** start PROVIDED RECORDS **
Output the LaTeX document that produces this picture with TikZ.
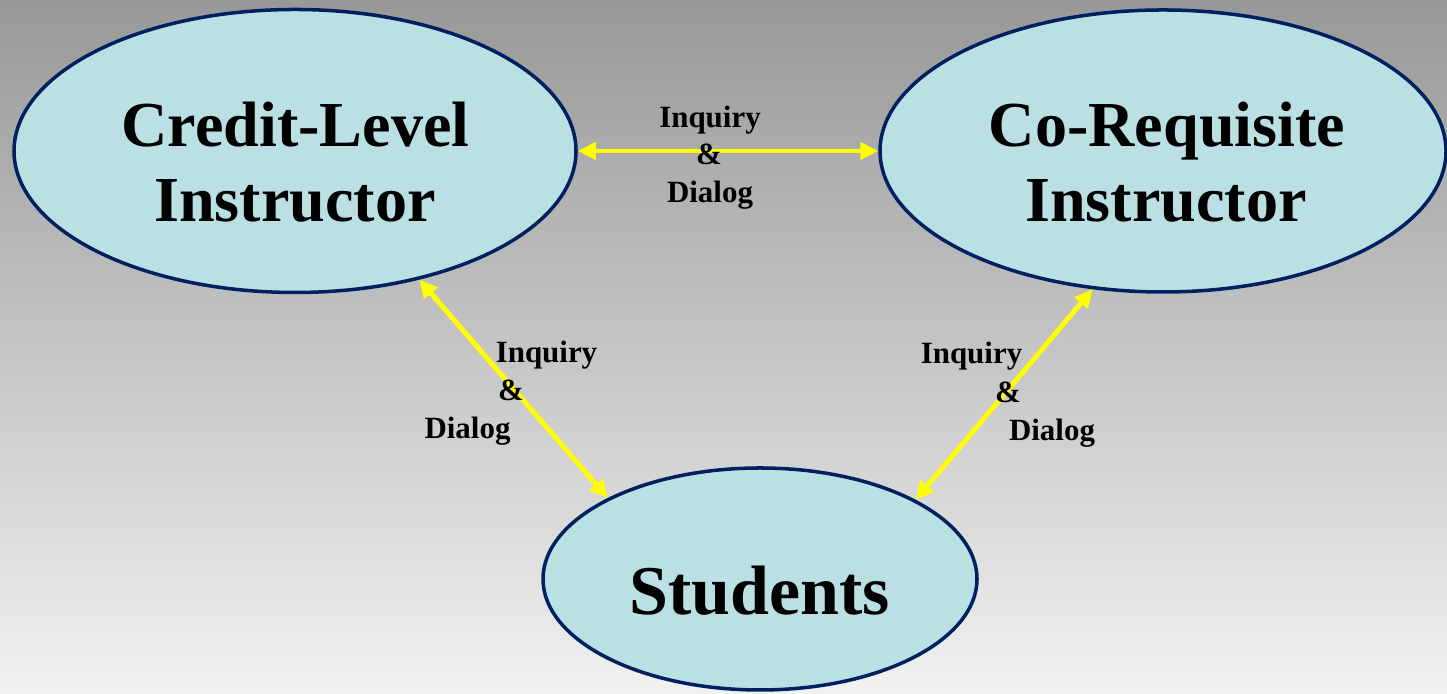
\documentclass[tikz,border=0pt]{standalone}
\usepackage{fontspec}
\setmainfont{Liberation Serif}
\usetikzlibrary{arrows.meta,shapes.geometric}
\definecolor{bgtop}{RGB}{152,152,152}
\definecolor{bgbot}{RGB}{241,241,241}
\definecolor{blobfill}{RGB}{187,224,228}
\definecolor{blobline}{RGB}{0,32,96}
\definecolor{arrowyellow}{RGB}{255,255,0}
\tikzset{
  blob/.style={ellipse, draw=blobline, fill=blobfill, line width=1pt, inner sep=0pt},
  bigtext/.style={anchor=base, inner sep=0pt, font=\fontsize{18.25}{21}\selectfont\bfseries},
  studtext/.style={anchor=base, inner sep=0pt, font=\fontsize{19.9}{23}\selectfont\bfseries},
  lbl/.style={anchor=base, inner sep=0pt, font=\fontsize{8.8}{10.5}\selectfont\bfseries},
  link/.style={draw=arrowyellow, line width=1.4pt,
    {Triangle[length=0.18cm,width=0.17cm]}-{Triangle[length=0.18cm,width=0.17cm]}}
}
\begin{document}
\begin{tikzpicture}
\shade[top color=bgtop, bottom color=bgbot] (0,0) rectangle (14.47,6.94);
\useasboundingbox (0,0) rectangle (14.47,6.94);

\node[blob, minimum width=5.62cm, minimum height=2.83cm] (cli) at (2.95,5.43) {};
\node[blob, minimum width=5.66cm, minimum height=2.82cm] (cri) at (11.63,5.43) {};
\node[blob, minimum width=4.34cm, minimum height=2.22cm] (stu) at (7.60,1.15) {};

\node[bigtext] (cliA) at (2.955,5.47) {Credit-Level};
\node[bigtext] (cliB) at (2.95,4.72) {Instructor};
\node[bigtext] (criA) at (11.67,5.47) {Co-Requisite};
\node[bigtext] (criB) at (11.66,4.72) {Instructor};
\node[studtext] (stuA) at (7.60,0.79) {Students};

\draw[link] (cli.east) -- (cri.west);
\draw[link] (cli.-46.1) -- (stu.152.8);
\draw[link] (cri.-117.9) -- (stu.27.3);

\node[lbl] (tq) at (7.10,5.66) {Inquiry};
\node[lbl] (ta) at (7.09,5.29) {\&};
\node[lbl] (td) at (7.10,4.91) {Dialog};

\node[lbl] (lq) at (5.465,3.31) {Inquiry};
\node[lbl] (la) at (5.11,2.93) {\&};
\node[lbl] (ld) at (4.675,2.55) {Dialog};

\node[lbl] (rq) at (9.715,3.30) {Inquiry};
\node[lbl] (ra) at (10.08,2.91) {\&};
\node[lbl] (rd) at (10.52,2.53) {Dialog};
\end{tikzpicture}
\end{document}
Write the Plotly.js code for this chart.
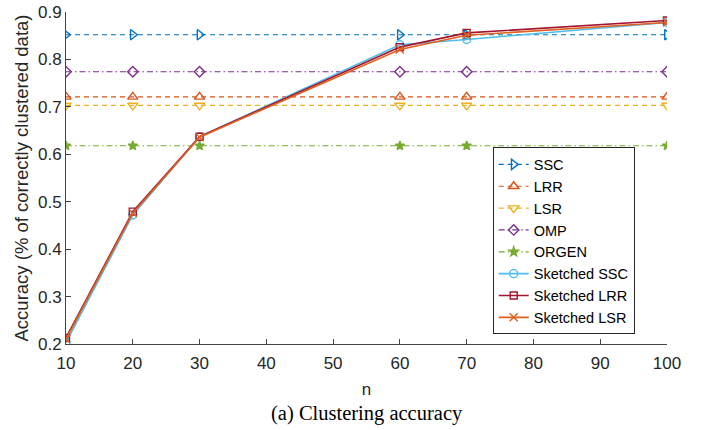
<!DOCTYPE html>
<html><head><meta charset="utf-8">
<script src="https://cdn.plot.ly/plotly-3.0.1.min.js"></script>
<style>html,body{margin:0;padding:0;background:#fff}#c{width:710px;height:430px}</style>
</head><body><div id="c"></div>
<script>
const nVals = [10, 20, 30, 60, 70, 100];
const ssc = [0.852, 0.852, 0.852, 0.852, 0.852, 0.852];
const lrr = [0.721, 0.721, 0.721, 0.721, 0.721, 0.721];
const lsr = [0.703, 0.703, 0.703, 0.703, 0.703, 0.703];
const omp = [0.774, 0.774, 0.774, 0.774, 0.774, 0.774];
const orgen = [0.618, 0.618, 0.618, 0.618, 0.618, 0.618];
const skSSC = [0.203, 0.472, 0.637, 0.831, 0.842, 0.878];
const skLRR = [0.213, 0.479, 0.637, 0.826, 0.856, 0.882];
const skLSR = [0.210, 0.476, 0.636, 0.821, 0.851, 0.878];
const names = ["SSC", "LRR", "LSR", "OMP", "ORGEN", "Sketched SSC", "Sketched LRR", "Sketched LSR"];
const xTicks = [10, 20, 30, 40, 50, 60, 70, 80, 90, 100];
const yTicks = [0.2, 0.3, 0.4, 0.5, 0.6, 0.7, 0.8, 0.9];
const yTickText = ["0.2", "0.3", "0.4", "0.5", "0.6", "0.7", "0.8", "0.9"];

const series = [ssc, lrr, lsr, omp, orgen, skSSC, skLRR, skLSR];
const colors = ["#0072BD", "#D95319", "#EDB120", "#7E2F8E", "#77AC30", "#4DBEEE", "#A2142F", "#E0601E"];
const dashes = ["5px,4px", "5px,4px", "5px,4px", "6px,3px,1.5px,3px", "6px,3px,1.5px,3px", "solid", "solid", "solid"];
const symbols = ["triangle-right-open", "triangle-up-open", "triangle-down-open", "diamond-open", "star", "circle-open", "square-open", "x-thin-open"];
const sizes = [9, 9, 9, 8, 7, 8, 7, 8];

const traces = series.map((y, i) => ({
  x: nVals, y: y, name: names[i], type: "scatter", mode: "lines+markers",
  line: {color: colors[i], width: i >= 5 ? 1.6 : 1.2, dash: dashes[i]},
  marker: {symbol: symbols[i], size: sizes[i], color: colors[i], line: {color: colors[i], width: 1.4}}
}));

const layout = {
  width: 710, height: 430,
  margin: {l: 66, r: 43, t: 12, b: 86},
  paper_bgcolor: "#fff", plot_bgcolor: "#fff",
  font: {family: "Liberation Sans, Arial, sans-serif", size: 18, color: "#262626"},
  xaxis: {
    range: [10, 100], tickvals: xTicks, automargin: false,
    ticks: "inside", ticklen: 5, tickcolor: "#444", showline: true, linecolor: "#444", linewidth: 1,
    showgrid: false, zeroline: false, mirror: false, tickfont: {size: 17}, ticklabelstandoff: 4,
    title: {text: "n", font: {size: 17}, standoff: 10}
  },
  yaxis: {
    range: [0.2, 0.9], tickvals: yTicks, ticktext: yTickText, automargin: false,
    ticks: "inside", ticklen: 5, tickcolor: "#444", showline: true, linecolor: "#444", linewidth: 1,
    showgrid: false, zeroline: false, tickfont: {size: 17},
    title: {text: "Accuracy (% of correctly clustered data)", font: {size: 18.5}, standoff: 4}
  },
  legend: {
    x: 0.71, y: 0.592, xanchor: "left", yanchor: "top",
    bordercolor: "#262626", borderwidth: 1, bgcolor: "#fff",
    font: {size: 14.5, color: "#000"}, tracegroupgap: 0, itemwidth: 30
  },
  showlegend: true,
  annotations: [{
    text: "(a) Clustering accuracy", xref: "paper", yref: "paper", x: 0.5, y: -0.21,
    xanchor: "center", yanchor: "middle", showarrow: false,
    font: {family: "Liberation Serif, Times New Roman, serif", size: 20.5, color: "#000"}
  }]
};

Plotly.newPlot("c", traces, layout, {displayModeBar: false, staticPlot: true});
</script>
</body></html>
** end PROVIDED RECORDS **
§ **WRITTEN TASK**
In the copy, include no pictures; restate the listing above exactly.

§ **RESPONSE TO THE TASK**
Output the LaTeX document that produces this picture with TikZ.
\documentclass[tikz,border=0pt]{standalone}
\usepackage{fontspec}
\setmainfont{Liberation Serif}
\usetikzlibrary{arrows.meta,shapes.geometric}
\definecolor{bgtop}{RGB}{152,152,152}
\definecolor{bgbot}{RGB}{241,241,241}
\definecolor{blobfill}{RGB}{187,224,228}
\definecolor{blobline}{RGB}{0,32,96}
\definecolor{arrowyellow}{RGB}{255,255,0}
\tikzset{
  blob/.style={ellipse, draw=blobline, fill=blobfill, line width=1pt, inner sep=0pt},
  bigtext/.style={anchor=base, inner sep=0pt, font=\fontsize{18.25}{21}\selectfont\bfseries},
  studtext/.style={anchor=base, inner sep=0pt, font=\fontsize{19.9}{23}\selectfont\bfseries},
  lbl/.style={anchor=base, inner sep=0pt, font=\fontsize{8.8}{10.5}\selectfont\bfseries},
  link/.style={draw=arrowyellow, line width=1.4pt,
    {Triangle[length=0.18cm,width=0.17cm]}-{Triangle[length=0.18cm,width=0.17cm]}}
}
\begin{document}
\begin{tikzpicture}
\shade[top color=bgtop, bottom color=bgbot] (0,0) rectangle (14.47,6.94);
\useasboundingbox (0,0) rectangle (14.47,6.94);

\node[blob, minimum width=5.62cm, minimum height=2.83cm] (cli) at (2.95,5.43) {};
\node[blob, minimum width=5.66cm, minimum height=2.82cm] (cri) at (11.63,5.43) {};
\node[blob, minimum width=4.34cm, minimum height=2.22cm] (stu) at (7.60,1.15) {};

\node[bigtext] (cliA) at (2.955,5.47) {Credit-Level};
\node[bigtext] (cliB) at (2.95,4.72) {Instructor};
\node[bigtext] (criA) at (11.67,5.47) {Co-Requisite};
\node[bigtext] (criB) at (11.66,4.72) {Instructor};
\node[studtext] (stuA) at (7.60,0.79) {Students};

\draw[link] (cli.east) -- (cri.west);
\draw[link] (cli.-46.1) -- (stu.152.8);
\draw[link] (cri.-117.9) -- (stu.27.3);

\node[lbl] (tq) at (7.10,5.66) {Inquiry};
\node[lbl] (ta) at (7.09,5.29) {\&};
\node[lbl] (td) at (7.10,4.91) {Dialog};

\node[lbl] (lq) at (5.465,3.31) {Inquiry};
\node[lbl] (la) at (5.11,2.93) {\&};
\node[lbl] (ld) at (4.675,2.55) {Dialog};

\node[lbl] (rq) at (9.715,3.30) {Inquiry};
\node[lbl] (ra) at (10.08,2.91) {\&};
\node[lbl] (rd) at (10.52,2.53) {Dialog};
\end{tikzpicture}
\end{document}
Write the Plotly.js code for this chart.
<!DOCTYPE html>
<html><head><meta charset="utf-8">
<script src="https://cdn.plot.ly/plotly-3.0.1.min.js"></script>
<style>html,body{margin:0;padding:0;background:#fff}#c{width:710px;height:430px}</style>
</head><body><div id="c"></div>
<script>
const nVals = [10, 20, 30, 60, 70, 100];
const ssc = [0.852, 0.852, 0.852, 0.852, 0.852, 0.852];
const lrr = [0.721, 0.721, 0.721, 0.721, 0.721, 0.721];
const lsr = [0.703, 0.703, 0.703, 0.703, 0.703, 0.703];
const omp = [0.774, 0.774, 0.774, 0.774, 0.774, 0.774];
const orgen = [0.618, 0.618, 0.618, 0.618, 0.618, 0.618];
const skSSC = [0.203, 0.472, 0.637, 0.831, 0.842, 0.878];
const skLRR = [0.213, 0.479, 0.637, 0.826, 0.856, 0.882];
const skLSR = [0.210, 0.476, 0.636, 0.821, 0.851, 0.878];
const names = ["SSC", "LRR", "LSR", "OMP", "ORGEN", "Sketched SSC", "Sketched LRR", "Sketched LSR"];
const xTicks = [10, 20, 30, 40, 50, 60, 70, 80, 90, 100];
const yTicks = [0.2, 0.3, 0.4, 0.5, 0.6, 0.7, 0.8, 0.9];
const yTickText = ["0.2", "0.3", "0.4", "0.5", "0.6", "0.7", "0.8", "0.9"];

const series = [ssc, lrr, lsr, omp, orgen, skSSC, skLRR, skLSR];
const colors = ["#0072BD", "#D95319", "#EDB120", "#7E2F8E", "#77AC30", "#4DBEEE", "#A2142F", "#E0601E"];
const dashes = ["5px,4px", "5px,4px", "5px,4px", "6px,3px,1.5px,3px", "6px,3px,1.5px,3px", "solid", "solid", "solid"];
const symbols = ["triangle-right-open", "triangle-up-open", "triangle-down-open", "diamond-open", "star", "circle-open", "square-open", "x-thin-open"];
const sizes = [9, 9, 9, 8, 7, 8, 7, 8];

const traces = series.map((y, i) => ({
  x: nVals, y: y, name: names[i], type: "scatter", mode: "lines+markers",
  line: {color: colors[i], width: i >= 5 ? 1.6 : 1.2, dash: dashes[i]},
  marker: {symbol: symbols[i], size: sizes[i], color: colors[i], line: {color: colors[i], width: 1.4}}
}));

const layout = {
  width: 710, height: 430,
  margin: {l: 66, r: 43, t: 12, b: 86},
  paper_bgcolor: "#fff", plot_bgcolor: "#fff",
  font: {family: "Liberation Sans, Arial, sans-serif", size: 18, color: "#262626"},
  xaxis: {
    range: [10, 100], tickvals: xTicks, automargin: false,
    ticks: "inside", ticklen: 5, tickcolor: "#444", showline: true, linecolor: "#444", linewidth: 1,
    showgrid: false, zeroline: false, mirror: false, tickfont: {size: 17}, ticklabelstandoff: 4,
    title: {text: "n", font: {size: 17}, standoff: 10}
  },
  yaxis: {
    range: [0.2, 0.9], tickvals: yTicks, ticktext: yTickText, automargin: false,
    ticks: "inside", ticklen: 5, tickcolor: "#444", showline: true, linecolor: "#444", linewidth: 1,
    showgrid: false, zeroline: false, tickfont: {size: 17},
    title: {text: "Accuracy (% of correctly clustered data)", font: {size: 18.5}, standoff: 4}
  },
  legend: {
    x: 0.71, y: 0.592, xanchor: "left", yanchor: "top",
    bordercolor: "#262626", borderwidth: 1, bgcolor: "#fff",
    font: {size: 14.5, color: "#000"}, tracegroupgap: 0, itemwidth: 30
  },
  showlegend: true,
  annotations: [{
    text: "(a) Clustering accuracy", xref: "paper", yref: "paper", x: 0.5, y: -0.21,
    xanchor: "center", yanchor: "middle", showarrow: false,
    font: {family: "Liberation Serif, Times New Roman, serif", size: 20.5, color: "#000"}
  }]
};

Plotly.newPlot("c", traces, layout, {displayModeBar: false, staticPlot: true});
</script>
</body></html>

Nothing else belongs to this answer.